## PROBLEM TO SOLVE:
Without the pictures, output the lines of the material from the very first through the one that holds "def py(y): return 1 - y / H".

## INFORMATION SUPPLIED:
_ _ _ _ _ _ _

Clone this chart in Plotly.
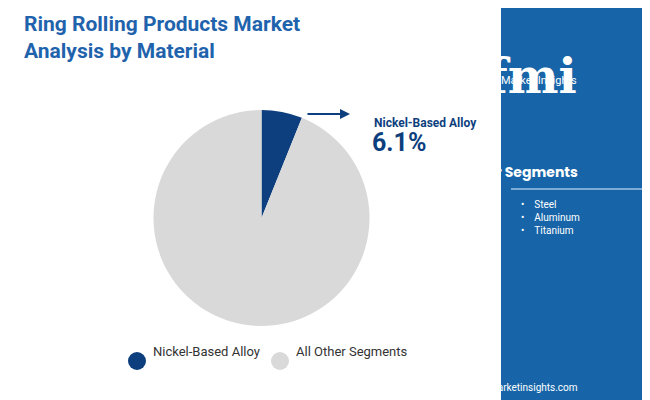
import plotly.graph_objects as go

labels = ["Nickel-Based Alloy", "All Other Segments"]
values = [6.1, 93.9]
colors = ["#0d3f7e", "#d9d9d9"]
other_segments = ["Steel", "Aluminum", "Titanium"]

W, H = 650, 400
fig = go.Figure(go.Pie(labels=labels, values=values, marker=dict(colors=colors),
                       sort=False, direction="clockwise", rotation=0, textinfo="none",
                       hoverinfo="label+percent", showlegend=False,
                       domain=dict(x=[0.222, 0.558], y=[0.205, 0.745])))

def px(x): return x / W
def py(y): return 1 - y / H

shapes = [
    dict(type="rect", xref="paper", yref="paper", x0=px(493), x1=1, y0=0, y1=1, fillcolor="#1765a8", line_width=0, layer="below"),
    dict(type="rect", xref="paper", yref="paper", x0=0, x1=px(165), y0=0, y1=py(396), fillcolor="#7dbb42", line_width=0),
    dict(type="rect", xref="paper", yref="paper", x0=px(165), x1=px(330), y0=0, y1=py(396), fillcolor="#e8572a", line_width=0),
    dict(type="rect", xref="paper", yref="paper", x0=px(330), x1=px(493), y0=0, y1=py(396), fillcolor="#7b2d8e", line_width=0),
    dict(type="line", xref="paper", yref="paper", x0=px(503), x1=px(642), y0=py(181), y1=py(181), line=dict(color="#9ec3e6", width=1.5)),
    dict(type="circle", xref="paper", yref="paper", x0=px(120), x1=px(138), y0=py(362), y1=py(344), fillcolor=colors[0], line_width=0),
    dict(type="circle", xref="paper", yref="paper", x0=px(263), x1=px(281), y0=py(362), y1=py(344), fillcolor=colors[1], line_width=0),
]

ann = [
    dict(x=px(14), y=py(30), text="<b>Ring Rolling Products Market<br>Analysis by Material</b>", xanchor="left", yanchor="middle", align="left",
         font=dict(family="Roboto", size=21, color="#1f63ad"), showarrow=False),
    dict(x=px(364), y=py(106), text="<b>Nickel-Based Alloy</b>", xanchor="left", font=dict(family="Roboto", size=12, color="#0d3f7e"), showarrow=False),
    dict(x=px(362), y=py(134), text="<b>6.1%</b>", xanchor="left", font=dict(family="Roboto", size=25, color="#0d3f7e"), showarrow=False),
    dict(x=px(342), y=py(106), ax=-44, ay=0,
         showarrow=True, arrowhead=2, arrowsize=1, arrowwidth=2, arrowcolor="#0d3f7e", text=""),
    dict(x=px(143), y=py(353), text="Nickel-Based Alloy", xanchor="left", font=dict(family="Roboto", size=13, color="#333"), showarrow=False),
    dict(x=px(286), y=py(353), text="All Other Segments", xanchor="left", font=dict(family="Roboto", size=13, color="#333"), showarrow=False),
    dict(x=px(571), y=py(38), text="<b>fmi</b>", font=dict(family="DejaVu Serif", size=48, color="white"), showarrow=False),
    dict(x=px(571), y=py(64), text="Future Market Insights", font=dict(family="Roboto", size=11, color="white"), showarrow=False),
    dict(x=px(572), y=py(164), text="<b>Other Segments</b>", font=dict(family="Poppins, Roboto", size=14, color="white"), showarrow=False),
    dict(x=px(572), y=py(387), text="www.futuremarketinsights.com", font=dict(family="Roboto", size=10, color="white"), showarrow=False),
]
for i, s in enumerate(other_segments):
    ann.append(dict(x=px(511), y=py(197 + i * 12.5), text="•&nbsp;&nbsp;&nbsp;&nbsp;" + s, xanchor="left",
                    font=dict(family="Roboto", size=10, color="white"), showarrow=False))
for a in ann:
    a.setdefault("xref", "paper"); a.setdefault("yref", "paper")

fig.update_layout(width=W, height=H, margin=dict(l=0, r=0, t=0, b=0), paper_bgcolor="white",
                  shapes=shapes, annotations=ann)
fig.write_html("out.html")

_ _ _ _ _ _ _

## TASK RESPONSE:
Clone this chart in Plotly.
import plotly.graph_objects as go

labels = ["Nickel-Based Alloy", "All Other Segments"]
values = [6.1, 93.9]
colors = ["#0d3f7e", "#d9d9d9"]
other_segments = ["Steel", "Aluminum", "Titanium"]

W, H = 650, 400
fig = go.Figure(go.Pie(labels=labels, values=values, marker=dict(colors=colors),
                       sort=False, direction="clockwise", rotation=0, textinfo="none",
                       hoverinfo="label+percent", showlegend=False,
                       domain=dict(x=[0.222, 0.558], y=[0.205, 0.745])))

def px(x): return x / W
def py(y): return 1 - y / H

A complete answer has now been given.